How Do You Set Mats, Connect Decoders, and Verify Start and Finish Lines?
Position mats correctly relative to the start line, secure them so they do not slide, connect mats to the correct timeline cable slots, set up main and backup start and finish lines, connect decoders to the right mat ports, and verify decoder settings for multiple decoders if you use more than one.
What Ongoing System Checks and Internet Monitoring Should You Perform During the Event?
Run an overall system check every 15 to 30 minutes, confirm decoder settings remain correct, keep a stable internet connection if your workflow requires it, and watch battery status and signal stability so you can fix issues before they affect results.
How Do You Run Waves, Press the Gunshot, and Keep Redundant Data Backups?
On race day, clear old decoder data, create a new file for the starting wave, confirm each athlete group matches the schedule, press the “gunshot” command on the decoder at the start, then create the next wave file as each group finishes while monitoring the system and maintaining redundancy with backup power, backup timing options, and data backups.

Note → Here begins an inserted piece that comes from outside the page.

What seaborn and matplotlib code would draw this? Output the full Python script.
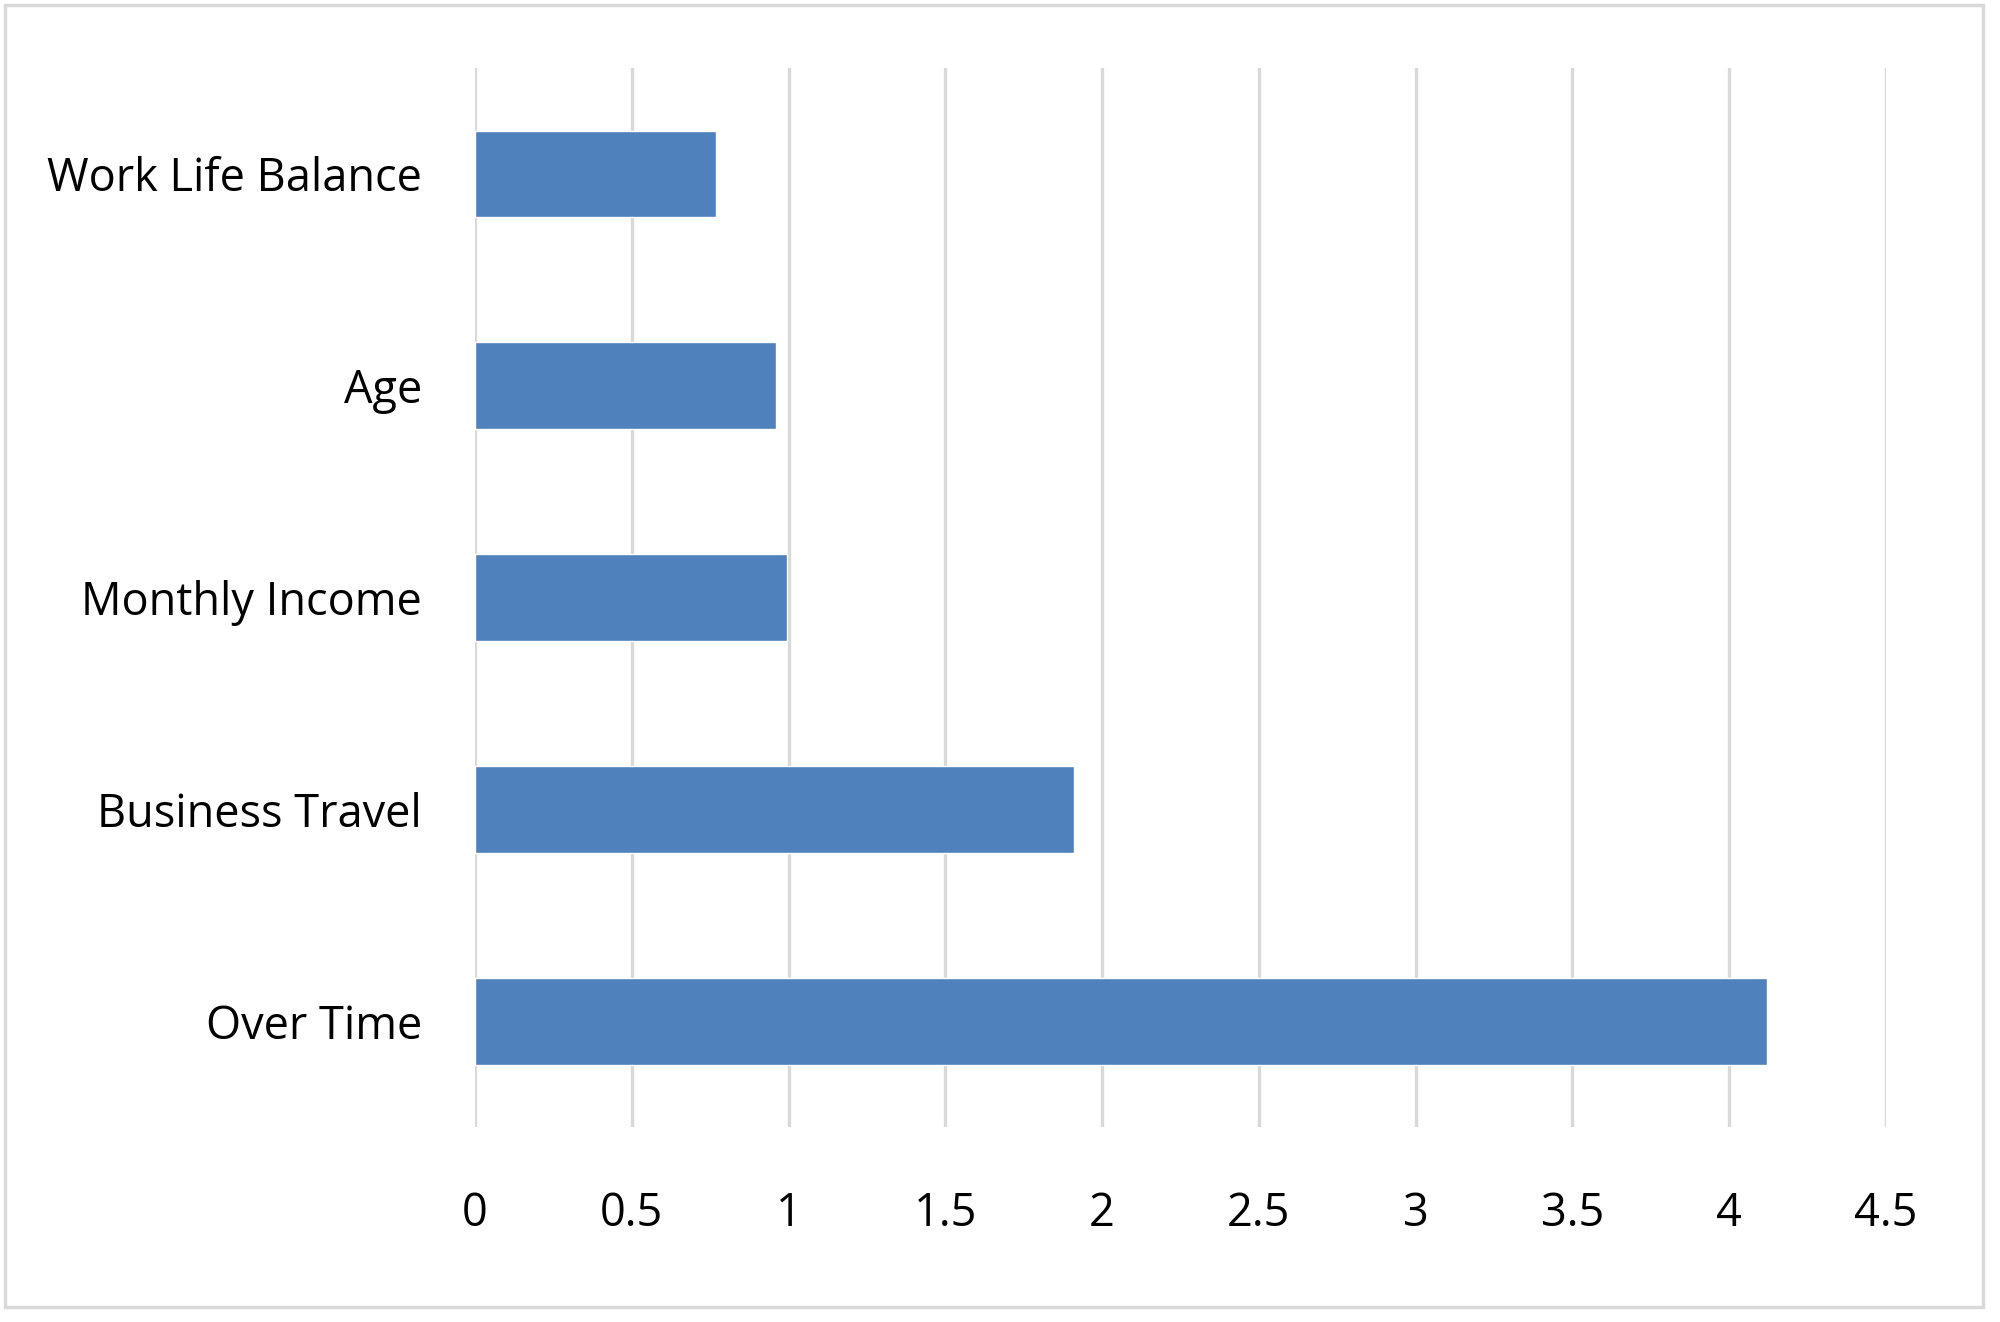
import matplotlib
matplotlib.use('Agg')

import numpy as np
import pandas as pd
import seaborn as sns
import matplotlib.pyplot as plt
from matplotlib.patches import Rectangle

# Data
categories = ['Work Life Balance', 'Age', 'Monthly Income', 'Business Travel', 'Over Time']
values = [0.77, 0.96, 0.995, 1.91, 4.12]
x_ticks = [0, 0.5, 1, 1.5, 2, 2.5, 3, 3.5, 4, 4.5]
x_tick_labels = ['0', '0.5', '1', '1.5', '2', '2.5', '3', '3.5', '4', '4.5']

df = pd.DataFrame({'feature': categories, 'value': values})

sns.set_theme(style='white')
plt.rcParams['font.family'] = ['Open Sans', 'DejaVu Sans']

fig = plt.figure(figsize=(20, 13.22), dpi=100)
ax = fig.add_axes([0.2375, 0.1475, 0.7055, 0.801])

sns.barplot(data=df, x='value', y='feature', orient='h', color='#4F81BD',
            saturation=1, width=0.41, ax=ax, zorder=3)

ax.set_xlim(0, 4.5)
ax.set_xticks(x_ticks)
ax.set_xticklabels(x_tick_labels)
ax.set_xlabel('')
ax.set_ylabel('')

# light vertical gridlines, the x=0 one doubles as the axis line
ax.grid(axis='x', color='#d9d9d9', linewidth=2.4, zorder=0)
ax.grid(axis='y', visible=False)
for s in ax.spines.values():
    s.set_visible(False)
ax.set_axisbelow(True)

ax.tick_params(axis='both', length=0, labelsize=32.5, colors='black')
ax.tick_params(axis='x', pad=46)
ax.tick_params(axis='y', pad=38)

# outer chart border
fig.patches.append(Rectangle((0.0025, 0.0115), 0.989, 0.985, transform=fig.transFigure,
                             fill=False, edgecolor='#d9d9d9', linewidth=2.5))

fig.savefig('out.png', dpi=100, facecolor='white')
plt.close()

Lock In Your Race-Day Timing Plan
Your step-by-step guide to setting up a race-day timing plan only works if you treat preparation like part of the race itself. Start early with ordering, firmware updates, athlete file readiness, and a clear race-day script, then test the full setup on-site with safe placement, correct mat alignment, stable power, and a reliable internet connection. When you run scheduled system checks and keep backup timing and power ready, you prevent avoidable glitches and protect every result.